Work to be completed:
The lines from the beginning of the records below through the one holding "const fmt = v" are to be copied exactly; leave the pictures out.

Record list:
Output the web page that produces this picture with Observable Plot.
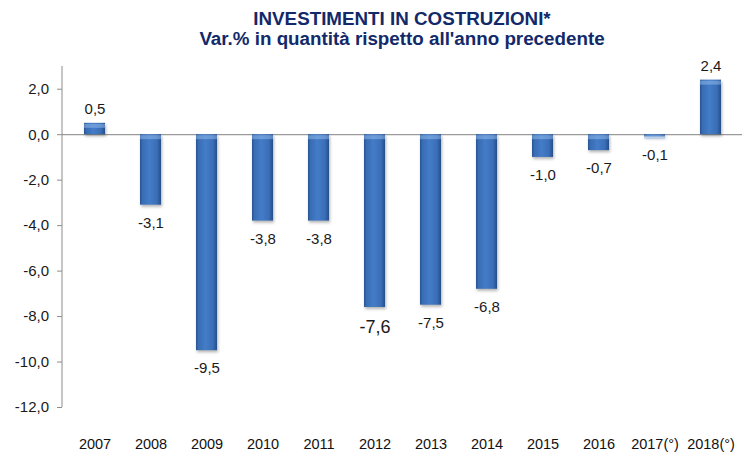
<!DOCTYPE html>
<html>
<head>
<meta charset="utf-8">
<script src="https://cdn.jsdelivr.net/npm/d3@7"></script>
<script src="https://cdn.jsdelivr.net/npm/@observablehq/plot@0.6"></script>
<style>
  body { margin: 0; background: #fff; }
  #wrap { position: relative; width: 742px; height: 458px; overflow: hidden; }
  #title {
    position: absolute; left: 62px; right: 0; top: 0; padding-top: 9px;
    text-align: center; font-family: "Liberation Sans", Arial, sans-serif;
    font-weight: bold; font-size: 18.8px; line-height: 20px; color: #12296a;
  }
</style>
</head>
<body>
<div id="wrap">
  <div id="chart"></div>
  <div id="title">
    <div>INVESTIMENTI IN COSTRUZIONI*</div>
    <div>Var.% in quantità rispetto all'anno precedente</div>
  </div>
</div>
<script>
const years = ["2007", "2008", "2009", "2010", "2011", "2012", "2013", "2014", "2015", "2016", "2017(°)", "2018(°)"];
const values = [0.5, -3.1, -9.5, -3.8, -3.8, -7.6, -7.5, -6.8, -1.0, -0.7, -0.1, 2.4];
const yTicks = [2, 0, -2, -4, -6, -8, -10, -12];
const emphasizedYear = "2012";

const data = years.map((year, i) => ({year, v: values[i]}));
const fmt = v => v.toFixed(1).replace(".", ",");

const chart = Plot.plot({
  width: 742,
  height: 458,
  marginTop: 66,
  marginBottom: 51,
  marginLeft: 62,
  marginRight: 0,
  style: {fontFamily: "'Liberation Sans', Arial, sans-serif", color: "#1a1a1a", background: "transparent"},
  x: {domain: years, paddingInner: 0.63, paddingOuter: 0.315, label: null},
  y: {domain: [-12, 3], label: null},
  marks: [
    Plot.axisY({ticks: yTicks, tickFormat: fmt, tickSize: 5, tickPadding: 8.5, stroke: "#8c8c8c", fill: "#1a1a1a", fontSize: 15, label: null}),
    Plot.axisX({tickSize: 0, tickPadding: 31, fontSize: 14.5, fill: "#111", label: null}),
    Plot.ruleY([0], {stroke: "#9a9a9a", strokeWidth: 1.2}),
    Plot.barY(data, {x: "year", y: "v", fill: "url(#barGrad)"}),
    Plot.tickY(data, {x: "year", y: d => Math.max(d.v, 0), dy: 2.5, stroke: "#9fc6f2", strokeWidth: 4, strokeOpacity: 0.45}),
    Plot.text(data.filter(d => d.v >= 0), {x: "year", y: "v", text: d => fmt(d.v), dy: -14, fontSize: 15, fill: "#1a1a1a"}),
    Plot.text(data.filter(d => d.v < 0 && d.year !== emphasizedYear), {x: "year", y: "v", text: d => fmt(d.v), dy: 18, fontSize: 15, fill: "#1a1a1a"}),
    Plot.text(data.filter(d => d.year === emphasizedYear), {x: "year", y: "v", text: d => fmt(d.v), dy: 20, fontSize: 18, fill: "#1a1a1a"})
  ]
});

document.getElementById("chart").appendChild(chart);

const svg = d3.select(chart);
const defs = svg.insert("defs", ":first-child");
const g = defs.append("linearGradient").attr("id", "barGrad").attr("x1", 0).attr("x2", 1).attr("y1", 0).attr("y2", 0);
[["0%", "#2a5491"], ["12%", "#386db4"], ["45%", "#447cc8"], ["80%", "#3a6fb7"], ["100%", "#264e89"]]
  .forEach(([o, c]) => g.append("stop").attr("offset", o).attr("stop-color", c));

svg.selectAll("g[aria-label='bar']").style("filter", "drop-shadow(1.5px 2px 1.5px rgba(0,0,0,0.3))");

// vertical axis line drawn from the plot's own y scale
const yS = chart.scale("y");
svg.append("line")
  .attr("x1", 62).attr("x2", 62)
  .attr("y1", yS.apply(3)).attr("y2", yS.apply(-12))
  .attr("stroke", "#8c8c8c").attr("stroke-width", 1);
</script>
</body>
</html>
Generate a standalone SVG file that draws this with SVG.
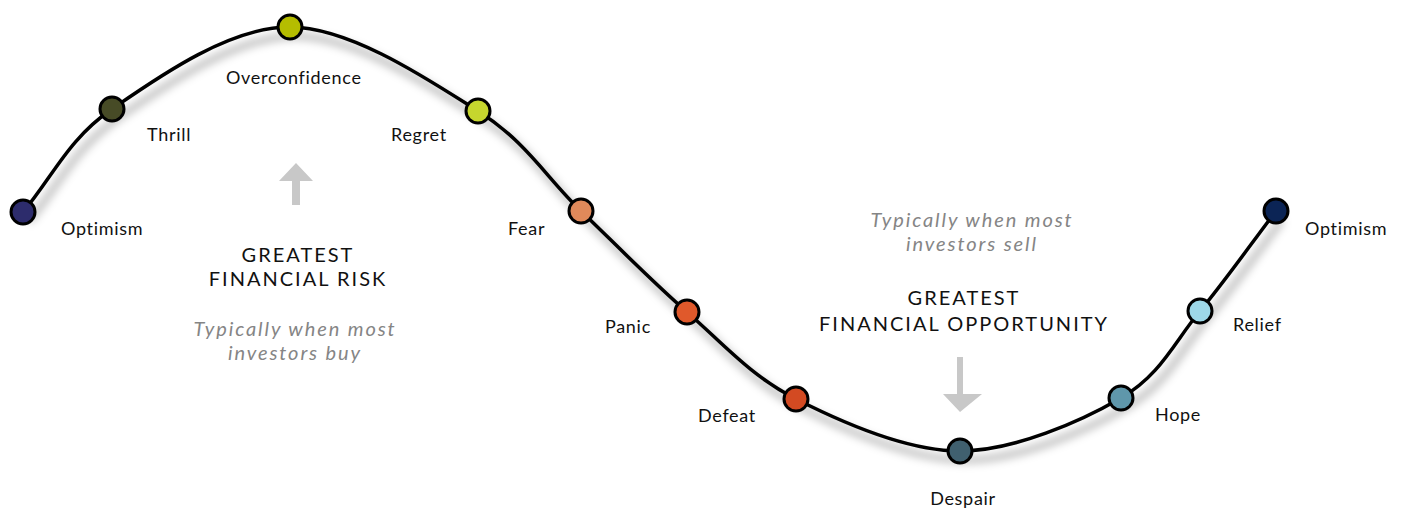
<svg xmlns="http://www.w3.org/2000/svg" width="1402" height="508" viewBox="0 0 1402 508">
  <defs>
    <filter id="blur" x="-10%" y="-20%" width="120%" height="140%">
      <feGaussianBlur stdDeviation="4"/>
    </filter>
    <style>
      .lbl { font-family: Lato, "Liberation Sans", sans-serif; font-size: 18px; letter-spacing: 0.7px; fill: #111; }
      .big { font-family: Lato, "Liberation Sans", sans-serif; font-size: 20px; letter-spacing: 2px; fill: #111; text-anchor: middle; }
      .ital { font-family: Lato, "Liberation Sans", sans-serif; font-size: 20px; letter-spacing: 1.9px; font-style: italic; fill: #858585; text-anchor: middle; }
      .node { stroke: #000; stroke-width: 3; }
      .arrow { fill: #c8c8c8; }
    </style>
  </defs>
  <rect width="1402" height="508" fill="#fff"/>

  <g id="connectors">
    <path id="shadow" d="M23,212 C52.67,177 67.5,139.67 112,109 C156.5,78.33 229,26.67 290,27 C351,27.33 429.5,80.33 478,111 C526.5,141.67 546.170,177.5 581,211 C615.83,244.5 651.17,280.67 687,312 C722.83,343.33 750.5,375.83 796,399 C841.5,422.17 905.83,451.17 960,451 C1014.17,450.83 1081,421.33 1121,398 C1161,374.67 1174.17,342.17 1200,311 C1225.83,279.83 1250.67,244.33 1276,211" fill="none" stroke="#000" stroke-opacity="0.25" stroke-width="7" transform="translate(6,9)" filter="url(#blur)"/>
    <path id="curve" d="M23,212 C52.67,177 67.5,139.67 112,109 C156.5,78.33 229,26.67 290,27 C351,27.33 429.5,80.33 478,111 C526.5,141.67 546.17,177.5 581,211 C615.83,244.5 651.17,280.67 687,312 C722.83,343.33 750.5,375.83 796,399 C841.5,422.17 905.83,451.17 960,451 C1014.17,450.83 1081,421.33 1121,398 C1161,374.67 1174.17,342.17 1200,311 C1225.83,279.83 1250.67,244.33 1276,211" fill="none" stroke="#000" stroke-width="3.5"/>
  </g>

  <g id="n-optimism1"><circle class="node" cx="23" cy="212" r="12" fill="#2d2c6c"/><text class="lbl" x="61" y="235">Optimism</text></g>
  <g id="n-thrill"><circle class="node" cx="112" cy="109" r="12" fill="#474b26"/><text class="lbl" x="147" y="141">Thrill</text></g>
  <g id="n-overconfidence"><circle class="node" cx="290" cy="27" r="12" fill="#b5bd00"/><text class="lbl" x="226" y="84">Overconfidence</text></g>
  <g id="n-regret"><circle class="node" cx="478" cy="111" r="12" fill="#c6d62e"/><text class="lbl" x="391" y="141">Regret</text></g>
  <g id="n-fear"><circle class="node" cx="581" cy="211" r="12" fill="#e0895a"/><text class="lbl" x="508" y="235">Fear</text></g>
  <g id="n-panic"><circle class="node" cx="687" cy="312" r="12" fill="#e0592b"/><text class="lbl" x="605" y="333">Panic</text></g>
  <g id="n-defeat"><circle class="node" cx="796" cy="399" r="12" fill="#d34a22"/><text class="lbl" x="698" y="422">Defeat</text></g>
  <g id="n-despair"><circle class="node" cx="960" cy="451" r="12" fill="#40606f"/><text class="lbl" x="963" y="505" text-anchor="middle">Despair</text></g>
  <g id="n-hope"><circle class="node" cx="1121" cy="398" r="12" fill="#5f97ab"/><text class="lbl" x="1155" y="421">Hope</text></g>
  <g id="n-relief"><circle class="node" cx="1200" cy="311" r="12" fill="#9dd8e8"/><text class="lbl" x="1233" y="331">Relief</text></g>
  <g id="n-optimism2"><circle class="node" cx="1276" cy="211" r="12" fill="#0b2455"/><text class="lbl" x="1305" y="235">Optimism</text></g>

  <g id="risk">
    <polygon class="arrow" points="296,163 313,181 300,181 300,205 292,205 292,181 279,181"/>
    <text class="big" x="298" y="261.5">GREATEST</text>
    <text class="big" x="298" y="285.5">FINANCIAL RISK</text>
    <text class="ital" x="295" y="336">Typically when most</text>
    <text class="ital" x="295" y="360">investors buy</text>
  </g>

  <g id="opportunity">
    <text class="ital" x="972" y="227">Typically when most</text>
    <text class="ital" x="972" y="251">investors sell</text>
    <text class="big" x="964" y="305">GREATEST</text>
    <text class="big" x="964" y="331">FINANCIAL OPPORTUNITY</text>
    <polygon class="arrow" points="957,357 963,357 963,394 982,394 960,412 943,394 957,394"/>
  </g>
</svg>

Solution to the problem:
Output the web page that produces this picture with Observable Plot.
<!DOCTYPE html>
<html>
<head>
<meta charset="utf-8">
<script src="https://cdn.jsdelivr.net/npm/d3@7"></script>
<script src="https://cdn.jsdelivr.net/npm/@observablehq/plot@0.6"></script>
<style>
  body { margin: 0; background: #fff; }
  #wrap { position: relative; width: 742px; height: 458px; overflow: hidden; }
  #title {
    position: absolute; left: 62px; right: 0; top: 0; padding-top: 9px;
    text-align: center; font-family: "Liberation Sans", Arial, sans-serif;
    font-weight: bold; font-size: 18.8px; line-height: 20px; color: #12296a;
  }
</style>
</head>
<body>
<div id="wrap">
  <div id="chart"></div>
  <div id="title">
    <div>INVESTIMENTI IN COSTRUZIONI*</div>
    <div>Var.% in quantità rispetto all'anno precedente</div>
  </div>
</div>
<script>
const years = ["2007", "2008", "2009", "2010", "2011", "2012", "2013", "2014", "2015", "2016", "2017(°)", "2018(°)"];
const values = [0.5, -3.1, -9.5, -3.8, -3.8, -7.6, -7.5, -6.8, -1.0, -0.7, -0.1, 2.4];
const yTicks = [2, 0, -2, -4, -6, -8, -10, -12];
const emphasizedYear = "2012";

const data = years.map((year, i) => ({year, v: values[i]}));
const fmt = v => v.toFixed(1).replace(".", ",");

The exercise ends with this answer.